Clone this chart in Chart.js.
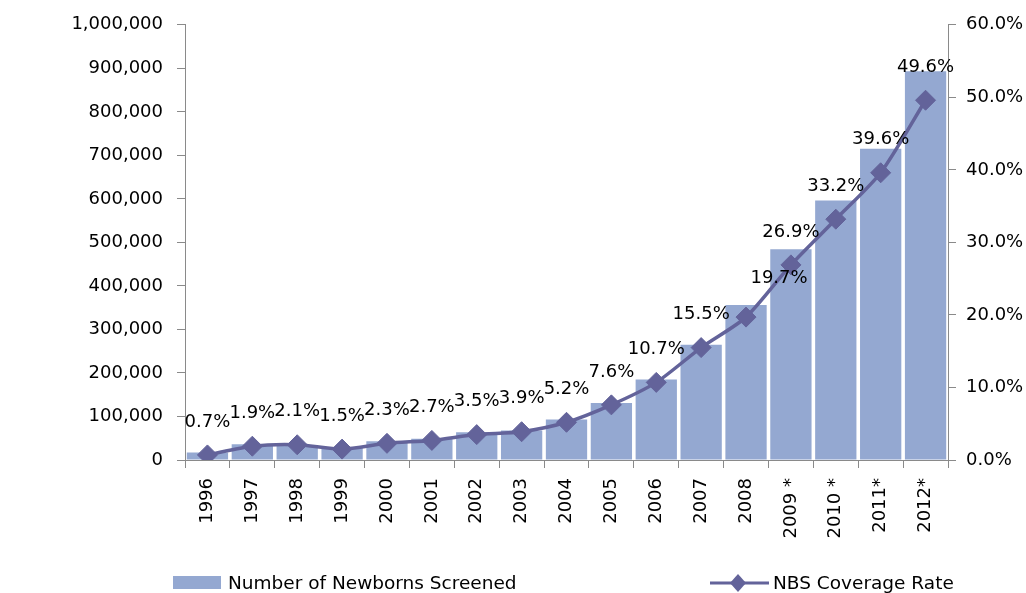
<!DOCTYPE html>
<html>
<head>
<meta charset="utf-8">
<script src="https://cdn.jsdelivr.net/npm/chart.js@4"></script>
<style>
  html, body { margin: 0; padding: 0; background: #fff; }
  canvas { display: block; }
</style>
</head>
<body>
<canvas id="chart" width="1026" height="593"></canvas>
<script>
// data
const years = ['1996','1997','1998','1999','2000','2001','2002','2003','2004','2005','2006','2007','2008','2009 *','2010 *','2011*','2012*'];
const screened = [17000, 36000, 34000, 30000, 43000, 49000, 64000, 68000, 93000, 131000, 185000, 265000, 356000, 484000, 596000, 715000, 893000];
const coverage = [0.7, 1.9, 2.1, 1.5, 2.3, 2.7, 3.5, 3.9, 5.2, 7.6, 10.7, 15.5, 19.7, 26.9, 33.2, 39.6, 49.6];

const FONT = 'DejaVu Sans';
const BAR = '#94A8D1';
const LINE = '#63639A';
const AXIS = '#8a8a8a';

function fmtNum(v){ return new Intl.NumberFormat('en-US').format(v); }

// percent labels above the diamonds (2008 label sits off to the right like the original)
const pointLabels = {
  id: 'pointLabels',
  afterDatasetsDraw(chart){
    const meta = chart.getDatasetMeta(0);
    const ctx = chart.ctx;
    ctx.save();
    ctx.font = '18px ' + FONT;
    ctx.fillStyle = '#000';
    ctx.textAlign = 'center';
    ctx.textBaseline = 'middle';
    meta.data.forEach((pt, i) => {
      let dx = 0, dy = -33;
      if (i === 12) { dx = 33; dy = -39; }
      ctx.fillText(coverage[i].toFixed(1) + '%', pt.x + dx, pt.y + dy);
    });
    ctx.restore();
  }
};

// legend along the bottom edge
const bottomLegend = {
  id: 'bottomLegend',
  afterDraw(chart){
    const ctx = chart.ctx;
    const y = 584;
    ctx.save();
    ctx.font = '18.5px ' + FONT;
    ctx.textBaseline = 'middle';
    ctx.textAlign = 'left';

    ctx.fillStyle = BAR;
    ctx.fillRect(173, 576, 48, 13);
    ctx.fillStyle = '#000';
    ctx.fillText(chart.data.datasets[1].label, 228, y);

    ctx.strokeStyle = LINE;
    ctx.lineWidth = 3;
    ctx.beginPath(); ctx.moveTo(710, 583); ctx.lineTo(769, 583); ctx.stroke();
    ctx.fillStyle = LINE;
    ctx.beginPath();
    ctx.moveTo(738, 574); ctx.lineTo(746, 583); ctx.lineTo(738, 592); ctx.lineTo(730, 583);
    ctx.closePath(); ctx.fill();
    ctx.fillStyle = '#000';
    ctx.fillText(chart.data.datasets[0].label, 773, y);
    ctx.restore();
  }
};

new Chart(document.getElementById('chart').getContext('2d'), {
  data: {
    labels: years,
    datasets: [
      {
        type: 'line',
        label: 'NBS Coverage Rate',
        data: coverage,
        yAxisID: 'yR',
        borderColor: LINE,
        backgroundColor: LINE,
        borderWidth: 3.5,
        tension: 0.25,
        pointStyle: 'rectRot',
        pointRadius: 10,
        pointBorderWidth: 1,
        pointBackgroundColor: LINE,
        pointBorderColor: LINE,
        order: 0
      },
      {
        type: 'bar',
        label: 'Number of Newborns Screened',
        data: screened,
        yAxisID: 'yL',
        backgroundColor: BAR,
        barPercentage: 0.92,
        categoryPercentage: 1.0,
        order: 1
      }
    ]
  },
  options: {
    responsive: false,
    animation: false,
    layout: { padding: { top: 22, left: 0, right: 0, bottom: 0 } },
    plugins: { legend: { display: false }, tooltip: { enabled: false } },
    scales: {
      x: {
        offset: true,
        grid: { drawOnChartArea: false, offset: true, tickLength: 8, color: AXIS },
        border: { color: AXIS, width: 1 },
        ticks: { color: '#000', font: { family: FONT, size: 18 }, minRotation: 90, maxRotation: 90, padding: 10, autoSkip: false },
        afterFit(s){ s.height = 133; }
      },
      yL: {
        position: 'left',
        min: 0, max: 1000000,
        grid: { drawOnChartArea: false, tickLength: 8, color: AXIS },
        border: { color: AXIS, width: 1 },
        ticks: { stepSize: 100000, color: '#000', font: { family: FONT, size: 18 }, padding: 14, callback: v => fmtNum(v) },
        afterFit(s){ s.width = 185; }
      },
      yR: {
        position: 'right',
        min: 0, max: 60,
        grid: { drawOnChartArea: false, tickLength: 8, color: AXIS },
        border: { color: AXIS, width: 1 },
        ticks: { stepSize: 10, color: '#000', font: { family: FONT, size: 18 }, padding: 10, callback: v => v.toFixed(1) + '%' },
        afterFit(s){ s.width = 78; }
      }
    }
  },
  plugins: [pointLabels, bottomLegend]
});
</script>
</body>
</html>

++++++++

## Task objective
Restate the data above exactly, stripping out each image.

## The result
Clone this chart in Chart.js.
<!DOCTYPE html>
<html>
<head>
<meta charset="utf-8">
<script src="https://cdn.jsdelivr.net/npm/chart.js@4"></script>
<style>
  html, body { margin: 0; padding: 0; background: #fff; }
  canvas { display: block; }
</style>
</head>
<body>
<canvas id="chart" width="1026" height="593"></canvas>
<script>
// data
const years = ['1996','1997','1998','1999','2000','2001','2002','2003','2004','2005','2006','2007','2008','2009 *','2010 *','2011*','2012*'];
const screened = [17000, 36000, 34000, 30000, 43000, 49000, 64000, 68000, 93000, 131000, 185000, 265000, 356000, 484000, 596000, 715000, 893000];
const coverage = [0.7, 1.9, 2.1, 1.5, 2.3, 2.7, 3.5, 3.9, 5.2, 7.6, 10.7, 15.5, 19.7, 26.9, 33.2, 39.6, 49.6];

const FONT = 'DejaVu Sans';
const BAR = '#94A8D1';
const LINE = '#63639A';
const AXIS = '#8a8a8a';

function fmtNum(v){ return new Intl.NumberFormat('en-US').format(v); }

// percent labels above the diamonds (2008 label sits off to the right like the original)
const pointLabels = {
  id: 'pointLabels',
  afterDatasetsDraw(chart){
    const meta = chart.getDatasetMeta(0);
    const ctx = chart.ctx;
    ctx.save();
    ctx.font = '18px ' + FONT;
    ctx.fillStyle = '#000';
    ctx.textAlign = 'center';
    ctx.textBaseline = 'middle';
    meta.data.forEach((pt, i) => {
      let dx = 0, dy = -33;
      if (i === 12) { dx = 33; dy = -39; }
      ctx.fillText(coverage[i].toFixed(1) + '%', pt.x + dx, pt.y + dy);
    });
    ctx.restore();
  }
};

// legend along the bottom edge
const bottomLegend = {
  id: 'bottomLegend',
  afterDraw(chart){
    const ctx = chart.ctx;
    const y = 584;
    ctx.save();
    ctx.font = '18.5px ' + FONT;
    ctx.textBaseline = 'middle';
    ctx.textAlign = 'left';

    ctx.fillStyle = BAR;
    ctx.fillRect(173, 576, 48, 13);
    ctx.fillStyle = '#000';
    ctx.fillText(chart.data.datasets[1].label, 228, y);

    ctx.strokeStyle = LINE;
    ctx.lineWidth = 3;
    ctx.beginPath(); ctx.moveTo(710, 583); ctx.lineTo(769, 583); ctx.stroke();
    ctx.fillStyle = LINE;
    ctx.beginPath();
    ctx.moveTo(738, 574); ctx.lineTo(746, 583); ctx.lineTo(738, 592); ctx.lineTo(730, 583);
    ctx.closePath(); ctx.fill();
    ctx.fillStyle = '#000';
    ctx.fillText(chart.data.datasets[0].label, 773, y);
    ctx.restore();
  }
};

new Chart(document.getElementById('chart').getContext('2d'), {
  data: {
    labels: years,
    datasets: [
      {
        type: 'line',
        label: 'NBS Coverage Rate',
        data: coverage,
        yAxisID: 'yR',
        borderColor: LINE,
        backgroundColor: LINE,
        borderWidth: 3.5,
        tension: 0.25,
        pointStyle: 'rectRot',
        pointRadius: 10,
        pointBorderWidth: 1,
        pointBackgroundColor: LINE,
        pointBorderColor: LINE,
        order: 0
      },
      {
        type: 'bar',
        label: 'Number of Newborns Screened',
        data: screened,
        yAxisID: 'yL',
        backgroundColor: BAR,
        barPercentage: 0.92,
        categoryPercentage: 1.0,
        order: 1
      }
    ]
  },
  options: {
    responsive: false,
    animation: false,
    layout: { padding: { top: 22, left: 0, right: 0, bottom: 0 } },
    plugins: { legend: { display: false }, tooltip: { enabled: false } },
    scales: {
      x: {
        offset: true,
        grid: { drawOnChartArea: false, offset: true, tickLength: 8, color: AXIS },
        border: { color: AXIS, width: 1 },
        ticks: { color: '#000', font: { family: FONT, size: 18 }, minRotation: 90, maxRotation: 90, padding: 10, autoSkip: false },
        afterFit(s){ s.height = 133; }
      },
      yL: {
        position: 'left',
        min: 0, max: 1000000,
        grid: { drawOnChartArea: false, tickLength: 8, color: AXIS },
        border: { color: AXIS, width: 1 },
        ticks: { stepSize: 100000, color: '#000', font: { family: FONT, size: 18 }, padding: 14, callback: v => fmtNum(v) },
        afterFit(s){ s.width = 185; }
      },
      yR: {
        position: 'right',
        min: 0, max: 60,
        grid: { drawOnChartArea: false, tickLength: 8, color: AXIS },
        border: { color: AXIS, width: 1 },
        ticks: { stepSize: 10, color: '#000', font: { family: FONT, size: 18 }, padding: 10, callback: v => v.toFixed(1) + '%' },
        afterFit(s){ s.width = 78; }
      }
    }
  },
  plugins: [pointLabels, bottomLegend]
});
</script>
</body>
</html>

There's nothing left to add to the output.